● TASK BRIEF
From the first line of the data down to and including the line with "nbins = 108", copy everything exactly, leaving out pictures.
[Begin THE INPUT]
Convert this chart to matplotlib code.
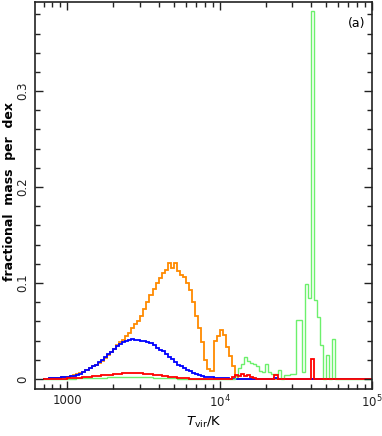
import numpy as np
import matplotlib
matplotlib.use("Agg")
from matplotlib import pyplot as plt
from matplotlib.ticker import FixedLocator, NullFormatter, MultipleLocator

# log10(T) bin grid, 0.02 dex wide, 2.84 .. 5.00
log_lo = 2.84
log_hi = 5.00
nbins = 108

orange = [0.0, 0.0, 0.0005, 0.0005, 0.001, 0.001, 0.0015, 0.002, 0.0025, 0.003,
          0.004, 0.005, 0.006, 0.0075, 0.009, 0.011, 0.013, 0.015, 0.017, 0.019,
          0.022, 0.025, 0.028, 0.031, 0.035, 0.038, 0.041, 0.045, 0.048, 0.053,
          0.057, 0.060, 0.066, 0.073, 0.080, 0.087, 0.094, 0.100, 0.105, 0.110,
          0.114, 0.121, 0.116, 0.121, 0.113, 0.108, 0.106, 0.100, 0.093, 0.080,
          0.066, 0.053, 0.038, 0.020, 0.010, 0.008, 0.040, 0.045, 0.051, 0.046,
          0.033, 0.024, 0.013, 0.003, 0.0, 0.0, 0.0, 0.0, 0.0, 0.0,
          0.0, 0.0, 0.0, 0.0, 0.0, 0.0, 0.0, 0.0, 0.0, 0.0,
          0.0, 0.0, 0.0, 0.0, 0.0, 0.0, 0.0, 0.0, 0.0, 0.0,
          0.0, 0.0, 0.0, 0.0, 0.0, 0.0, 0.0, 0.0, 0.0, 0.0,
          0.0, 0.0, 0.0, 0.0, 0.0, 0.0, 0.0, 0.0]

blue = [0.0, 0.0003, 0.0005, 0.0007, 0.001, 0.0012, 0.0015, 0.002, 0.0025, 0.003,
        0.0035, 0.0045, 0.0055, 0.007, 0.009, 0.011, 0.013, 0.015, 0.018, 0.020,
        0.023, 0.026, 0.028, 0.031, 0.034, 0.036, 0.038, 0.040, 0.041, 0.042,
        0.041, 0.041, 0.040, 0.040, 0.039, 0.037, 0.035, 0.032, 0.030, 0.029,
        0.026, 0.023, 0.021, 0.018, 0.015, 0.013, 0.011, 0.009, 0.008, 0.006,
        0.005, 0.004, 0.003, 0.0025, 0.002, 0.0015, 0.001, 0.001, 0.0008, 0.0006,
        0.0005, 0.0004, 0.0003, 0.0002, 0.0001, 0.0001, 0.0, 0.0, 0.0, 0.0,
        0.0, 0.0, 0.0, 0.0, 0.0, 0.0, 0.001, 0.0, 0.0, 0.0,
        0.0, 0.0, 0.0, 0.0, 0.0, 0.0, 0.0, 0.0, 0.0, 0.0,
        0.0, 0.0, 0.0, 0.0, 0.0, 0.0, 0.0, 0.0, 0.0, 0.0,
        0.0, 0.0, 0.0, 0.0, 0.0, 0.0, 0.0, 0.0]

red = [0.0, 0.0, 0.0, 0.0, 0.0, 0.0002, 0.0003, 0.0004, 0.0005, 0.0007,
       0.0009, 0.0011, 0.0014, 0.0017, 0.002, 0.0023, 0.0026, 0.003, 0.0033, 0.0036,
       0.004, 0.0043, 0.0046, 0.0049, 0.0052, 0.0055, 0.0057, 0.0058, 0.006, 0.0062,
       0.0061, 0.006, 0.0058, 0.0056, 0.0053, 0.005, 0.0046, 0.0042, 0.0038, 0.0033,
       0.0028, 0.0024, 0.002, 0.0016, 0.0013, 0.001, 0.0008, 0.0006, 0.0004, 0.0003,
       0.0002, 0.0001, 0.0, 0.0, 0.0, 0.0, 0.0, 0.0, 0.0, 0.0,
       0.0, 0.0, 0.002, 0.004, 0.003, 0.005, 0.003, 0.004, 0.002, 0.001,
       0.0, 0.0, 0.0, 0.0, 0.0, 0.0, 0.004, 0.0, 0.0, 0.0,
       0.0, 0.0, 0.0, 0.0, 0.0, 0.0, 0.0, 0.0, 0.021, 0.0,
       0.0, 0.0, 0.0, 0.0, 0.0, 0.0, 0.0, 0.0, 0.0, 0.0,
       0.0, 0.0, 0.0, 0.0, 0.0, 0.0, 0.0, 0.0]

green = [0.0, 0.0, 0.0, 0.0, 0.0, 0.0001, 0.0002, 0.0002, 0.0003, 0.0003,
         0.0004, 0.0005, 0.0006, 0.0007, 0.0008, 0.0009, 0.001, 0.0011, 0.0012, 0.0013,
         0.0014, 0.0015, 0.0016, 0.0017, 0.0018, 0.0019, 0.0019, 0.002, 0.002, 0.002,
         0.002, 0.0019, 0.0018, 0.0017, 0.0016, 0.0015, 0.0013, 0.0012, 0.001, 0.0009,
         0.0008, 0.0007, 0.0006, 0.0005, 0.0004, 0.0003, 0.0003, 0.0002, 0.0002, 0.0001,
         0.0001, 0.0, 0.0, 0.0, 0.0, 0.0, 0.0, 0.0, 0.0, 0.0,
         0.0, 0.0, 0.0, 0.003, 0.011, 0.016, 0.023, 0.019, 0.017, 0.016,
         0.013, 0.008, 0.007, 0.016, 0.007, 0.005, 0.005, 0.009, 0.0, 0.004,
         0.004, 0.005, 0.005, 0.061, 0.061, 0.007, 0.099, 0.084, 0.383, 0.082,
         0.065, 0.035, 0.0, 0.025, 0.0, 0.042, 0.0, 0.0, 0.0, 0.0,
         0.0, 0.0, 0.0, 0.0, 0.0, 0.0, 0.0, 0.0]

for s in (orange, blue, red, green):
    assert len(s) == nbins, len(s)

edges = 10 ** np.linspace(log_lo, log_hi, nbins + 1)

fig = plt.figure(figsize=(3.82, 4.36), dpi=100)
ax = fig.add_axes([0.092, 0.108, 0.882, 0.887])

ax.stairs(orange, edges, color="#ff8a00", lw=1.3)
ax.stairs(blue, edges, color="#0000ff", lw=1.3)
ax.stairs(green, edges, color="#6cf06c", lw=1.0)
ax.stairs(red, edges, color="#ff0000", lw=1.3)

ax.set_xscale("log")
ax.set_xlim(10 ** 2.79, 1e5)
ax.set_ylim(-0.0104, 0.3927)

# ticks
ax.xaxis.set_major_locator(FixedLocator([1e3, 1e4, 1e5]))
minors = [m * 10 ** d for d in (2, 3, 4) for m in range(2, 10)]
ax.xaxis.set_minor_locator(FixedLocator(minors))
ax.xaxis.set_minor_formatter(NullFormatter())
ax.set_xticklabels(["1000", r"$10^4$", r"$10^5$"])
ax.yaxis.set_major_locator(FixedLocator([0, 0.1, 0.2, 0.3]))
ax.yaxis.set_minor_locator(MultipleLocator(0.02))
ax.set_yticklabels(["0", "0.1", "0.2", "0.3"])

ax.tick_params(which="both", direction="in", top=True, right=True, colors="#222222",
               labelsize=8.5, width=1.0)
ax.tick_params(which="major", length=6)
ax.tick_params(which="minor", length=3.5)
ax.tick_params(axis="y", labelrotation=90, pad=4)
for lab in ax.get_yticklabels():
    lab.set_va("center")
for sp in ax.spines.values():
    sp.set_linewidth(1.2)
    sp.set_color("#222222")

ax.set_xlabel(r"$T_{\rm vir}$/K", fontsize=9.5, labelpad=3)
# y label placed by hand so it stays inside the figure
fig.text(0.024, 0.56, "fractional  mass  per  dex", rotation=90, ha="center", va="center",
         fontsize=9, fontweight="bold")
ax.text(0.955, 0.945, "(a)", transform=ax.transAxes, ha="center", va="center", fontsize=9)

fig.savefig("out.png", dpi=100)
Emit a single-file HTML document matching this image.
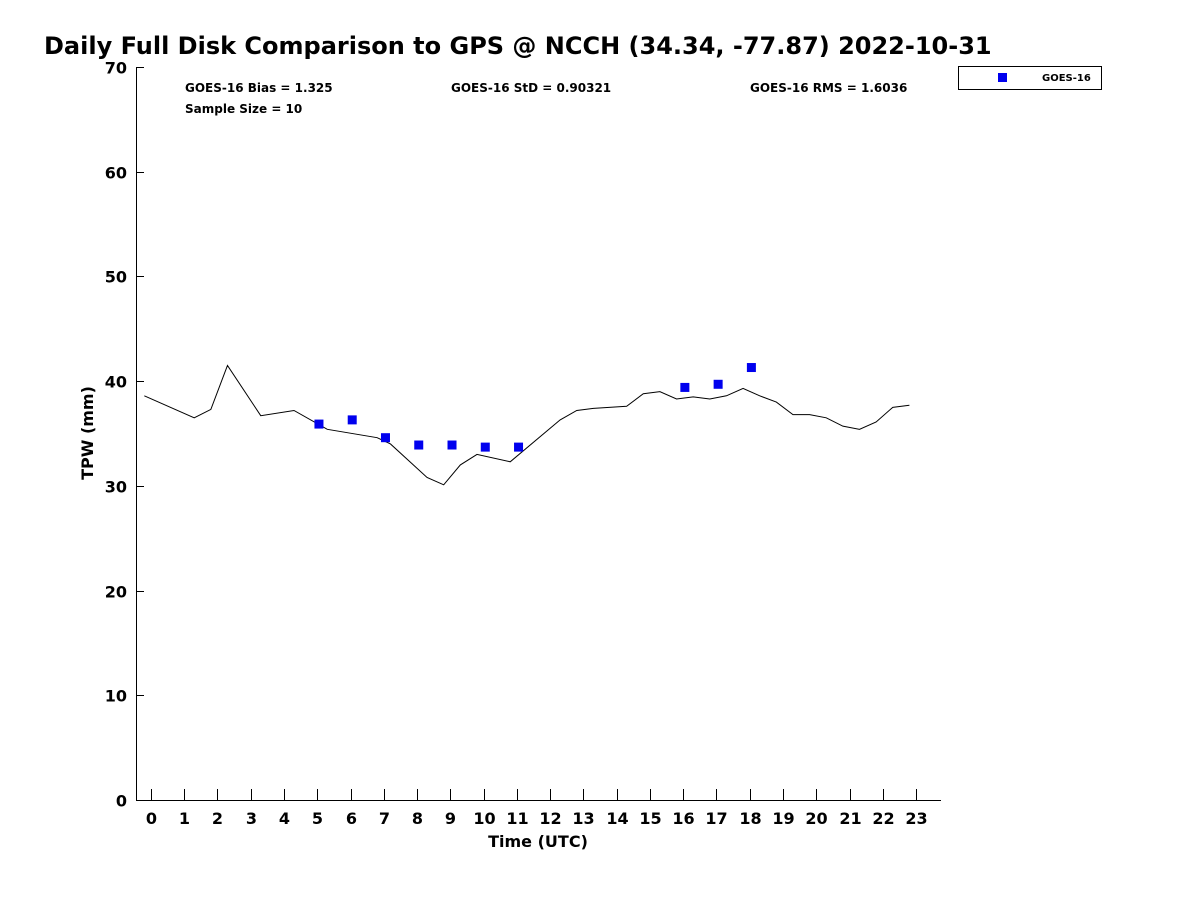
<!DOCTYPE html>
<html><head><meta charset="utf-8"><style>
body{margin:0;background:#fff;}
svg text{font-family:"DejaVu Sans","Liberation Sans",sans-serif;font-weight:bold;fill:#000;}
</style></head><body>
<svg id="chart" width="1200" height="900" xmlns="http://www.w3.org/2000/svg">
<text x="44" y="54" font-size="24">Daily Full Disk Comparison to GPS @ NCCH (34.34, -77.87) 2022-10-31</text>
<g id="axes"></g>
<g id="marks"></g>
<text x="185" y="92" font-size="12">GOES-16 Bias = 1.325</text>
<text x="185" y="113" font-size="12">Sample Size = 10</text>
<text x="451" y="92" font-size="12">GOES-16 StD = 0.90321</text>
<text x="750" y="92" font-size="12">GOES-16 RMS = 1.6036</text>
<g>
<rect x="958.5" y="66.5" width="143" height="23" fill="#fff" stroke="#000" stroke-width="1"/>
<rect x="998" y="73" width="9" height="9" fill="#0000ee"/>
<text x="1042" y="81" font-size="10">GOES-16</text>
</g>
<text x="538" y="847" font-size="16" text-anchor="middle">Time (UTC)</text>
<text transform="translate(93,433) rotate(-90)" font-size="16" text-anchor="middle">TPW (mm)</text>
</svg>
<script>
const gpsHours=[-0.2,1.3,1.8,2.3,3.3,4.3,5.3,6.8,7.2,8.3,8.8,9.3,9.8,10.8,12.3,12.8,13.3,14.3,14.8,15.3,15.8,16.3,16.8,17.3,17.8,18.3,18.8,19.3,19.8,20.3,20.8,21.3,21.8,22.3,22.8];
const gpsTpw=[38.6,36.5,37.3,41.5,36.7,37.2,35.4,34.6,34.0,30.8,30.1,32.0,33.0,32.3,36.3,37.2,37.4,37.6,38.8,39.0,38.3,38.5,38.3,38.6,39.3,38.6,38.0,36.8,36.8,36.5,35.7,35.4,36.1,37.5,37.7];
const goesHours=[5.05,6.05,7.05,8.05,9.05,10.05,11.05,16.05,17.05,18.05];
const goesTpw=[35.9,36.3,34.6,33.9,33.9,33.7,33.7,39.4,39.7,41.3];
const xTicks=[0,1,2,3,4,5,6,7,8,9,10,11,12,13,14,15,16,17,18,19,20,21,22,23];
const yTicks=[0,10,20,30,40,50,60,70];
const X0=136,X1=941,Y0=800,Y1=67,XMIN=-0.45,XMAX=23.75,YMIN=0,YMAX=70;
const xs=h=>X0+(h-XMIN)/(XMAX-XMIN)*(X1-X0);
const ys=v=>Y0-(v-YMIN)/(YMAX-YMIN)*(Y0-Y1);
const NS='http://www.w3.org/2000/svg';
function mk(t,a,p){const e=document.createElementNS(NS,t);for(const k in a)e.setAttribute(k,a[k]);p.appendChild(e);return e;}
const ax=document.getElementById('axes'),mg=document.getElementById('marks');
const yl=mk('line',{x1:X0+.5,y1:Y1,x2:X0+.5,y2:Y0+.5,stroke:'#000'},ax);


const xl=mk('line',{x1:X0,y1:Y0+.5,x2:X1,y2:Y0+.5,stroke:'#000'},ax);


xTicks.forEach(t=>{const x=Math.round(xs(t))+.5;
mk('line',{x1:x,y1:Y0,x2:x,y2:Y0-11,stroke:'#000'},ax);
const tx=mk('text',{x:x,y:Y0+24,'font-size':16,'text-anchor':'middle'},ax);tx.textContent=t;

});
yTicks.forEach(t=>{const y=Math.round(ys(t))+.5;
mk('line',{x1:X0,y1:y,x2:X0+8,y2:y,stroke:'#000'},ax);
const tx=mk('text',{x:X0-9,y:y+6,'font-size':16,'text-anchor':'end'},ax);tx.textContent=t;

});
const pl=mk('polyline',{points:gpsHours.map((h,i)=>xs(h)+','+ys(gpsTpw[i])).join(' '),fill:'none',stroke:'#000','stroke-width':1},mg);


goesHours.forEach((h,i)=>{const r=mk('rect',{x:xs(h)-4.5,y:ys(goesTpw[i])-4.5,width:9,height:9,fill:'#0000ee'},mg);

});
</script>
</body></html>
[End THE INPUT]
● SOLUTION TO THE EXERCISE
Convert this chart to matplotlib code.
import numpy as np
import matplotlib
matplotlib.use("Agg")
from matplotlib import pyplot as plt
from matplotlib.ticker import FixedLocator, NullFormatter, MultipleLocator

# log10(T) bin grid, 0.02 dex wide, 2.84 .. 5.00
log_lo = 2.84
log_hi = 5.00
nbins = 108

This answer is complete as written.